# REQUIREMENT
Copy the data precisely, character for character, and leave out every picture.
──────── MATERIAL PROVIDED
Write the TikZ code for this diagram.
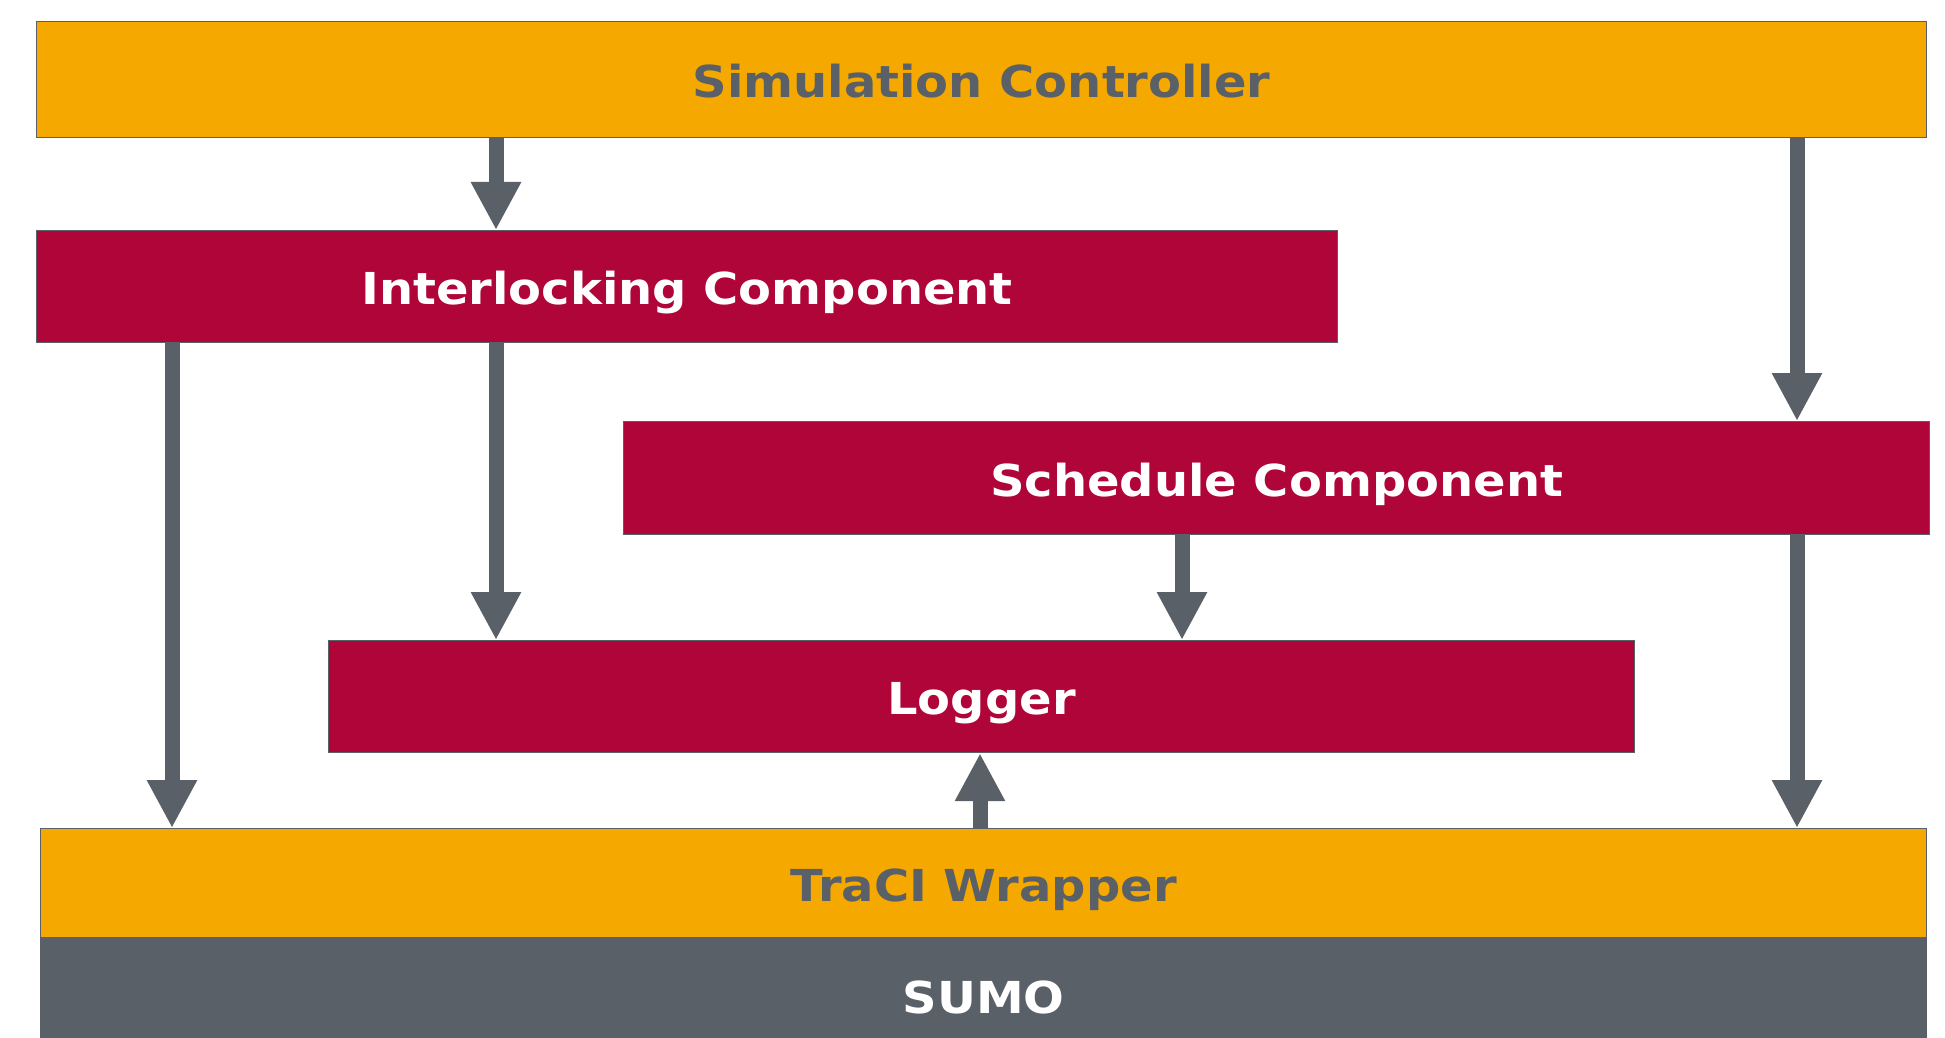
\documentclass[tikz,border=0pt]{standalone}
\usepackage{fontspec}
\setmainfont{DejaVu Sans}[FakeStretch=1.09]
\usetikzlibrary{arrows.meta}
\definecolor{amber}{HTML}{F5A800}
\definecolor{crimson}{HTML}{B00538}
\definecolor{slate}{HTML}{5A6067}

\begin{document}
\begin{tikzpicture}[x=0.5pt,y=-0.5pt,
  layer/.style={draw=slate,line width=0.6pt,anchor=north west,inner sep=0pt,
    text height=17.9pt,text depth=0pt,font=\fontsize{22}{26}\selectfont\bfseries},
  host/.style={layer,fill=amber,text=slate},
  part/.style={layer,fill=crimson,text=white},
  flow/.style={draw=slate,line width=7.5pt,-{Triangle[width=23.5pt,length=24pt]}}]
  \useasboundingbox (0,0) rectangle (1945,1038);
  \node[host,minimum width=945pt,minimum height=58pt] (sim) at (36,21) {Simulation Controller};
  \node[part,minimum width=650.5pt,minimum height=56pt] (ilc) at (36,230) {Interlocking Component};
  \node[part,minimum width=653pt,minimum height=56.5pt] (sched) at (623,421) {Schedule Component};
  \node[part,minimum width=653pt,minimum height=56pt] (logger) at (328,640) {Logger};
  \node[layer,fill=slate,text=white,minimum width=943pt,minimum height=58pt] (sumo) at (40,937) {SUMO};
  \node[host,minimum width=943pt,minimum height=54.5pt] (traci) at (40,828) {TraCI Wrapper};
  \foreach \n/\x in {A/172,B/496,C/980,D/1182,E/1797}
    \coordinate (col\n) at (\x,0);
  \draw[flow] (sim.south -| colB) -- (ilc.north -| colB);
  \draw[flow] (sim.south -| colE) -- (sched.north -| colE);
  \draw[flow] (ilc.south -| colA) -- (traci.north -| colA);
  \draw[flow] (ilc.south -| colB) -- (logger.north -| colB);
  \draw[flow] (sched.south -| colD) -- (logger.north -| colD);
  \draw[flow] (sched.south -| colE) -- (traci.north -| colE);
  \draw[flow] (traci.north -| colC) -- (logger.south -| colC);
\end{tikzpicture}
\end{document}
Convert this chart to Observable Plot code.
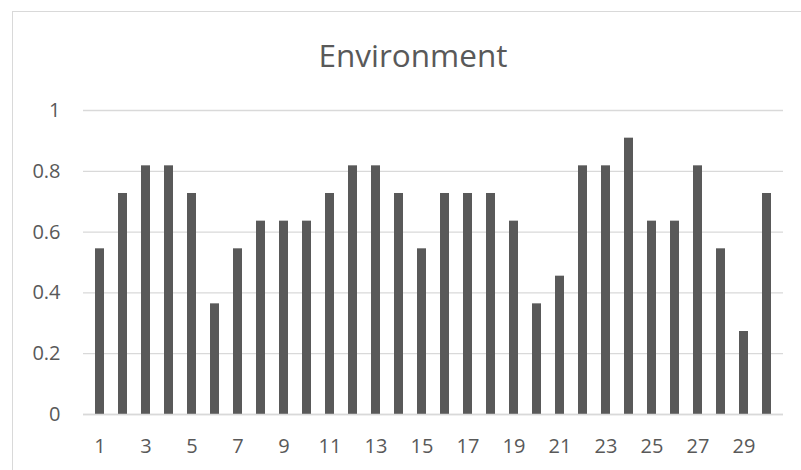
────────────────
# EXPECTED OUTPUT
Write the TikZ code for this diagram.
\documentclass[tikz,border=0pt]{standalone}
\usepackage{fontspec}
\setmainfont{DejaVu Sans}[FakeStretch=1.09]
\usetikzlibrary{arrows.meta}
\definecolor{amber}{HTML}{F5A800}
\definecolor{crimson}{HTML}{B00538}
\definecolor{slate}{HTML}{5A6067}

\begin{document}
\begin{tikzpicture}[x=0.5pt,y=-0.5pt,
  layer/.style={draw=slate,line width=0.6pt,anchor=north west,inner sep=0pt,
    text height=17.9pt,text depth=0pt,font=\fontsize{22}{26}\selectfont\bfseries},
  host/.style={layer,fill=amber,text=slate},
  part/.style={layer,fill=crimson,text=white},
  flow/.style={draw=slate,line width=7.5pt,-{Triangle[width=23.5pt,length=24pt]}}]
  \useasboundingbox (0,0) rectangle (1945,1038);
  \node[host,minimum width=945pt,minimum height=58pt] (sim) at (36,21) {Simulation Controller};
  \node[part,minimum width=650.5pt,minimum height=56pt] (ilc) at (36,230) {Interlocking Component};
  \node[part,minimum width=653pt,minimum height=56.5pt] (sched) at (623,421) {Schedule Component};
  \node[part,minimum width=653pt,minimum height=56pt] (logger) at (328,640) {Logger};
  \node[layer,fill=slate,text=white,minimum width=943pt,minimum height=58pt] (sumo) at (40,937) {SUMO};
  \node[host,minimum width=943pt,minimum height=54.5pt] (traci) at (40,828) {TraCI Wrapper};
  \foreach \n/\x in {A/172,B/496,C/980,D/1182,E/1797}
    \coordinate (col\n) at (\x,0);
  \draw[flow] (sim.south -| colB) -- (ilc.north -| colB);
  \draw[flow] (sim.south -| colE) -- (sched.north -| colE);
  \draw[flow] (ilc.south -| colA) -- (traci.north -| colA);
  \draw[flow] (ilc.south -| colB) -- (logger.north -| colB);
  \draw[flow] (sched.south -| colD) -- (logger.north -| colD);
  \draw[flow] (sched.south -| colE) -- (traci.north -| colE);
  \draw[flow] (traci.north -| colC) -- (logger.south -| colC);
\end{tikzpicture}
\end{document}
Convert this chart to Observable Plot code.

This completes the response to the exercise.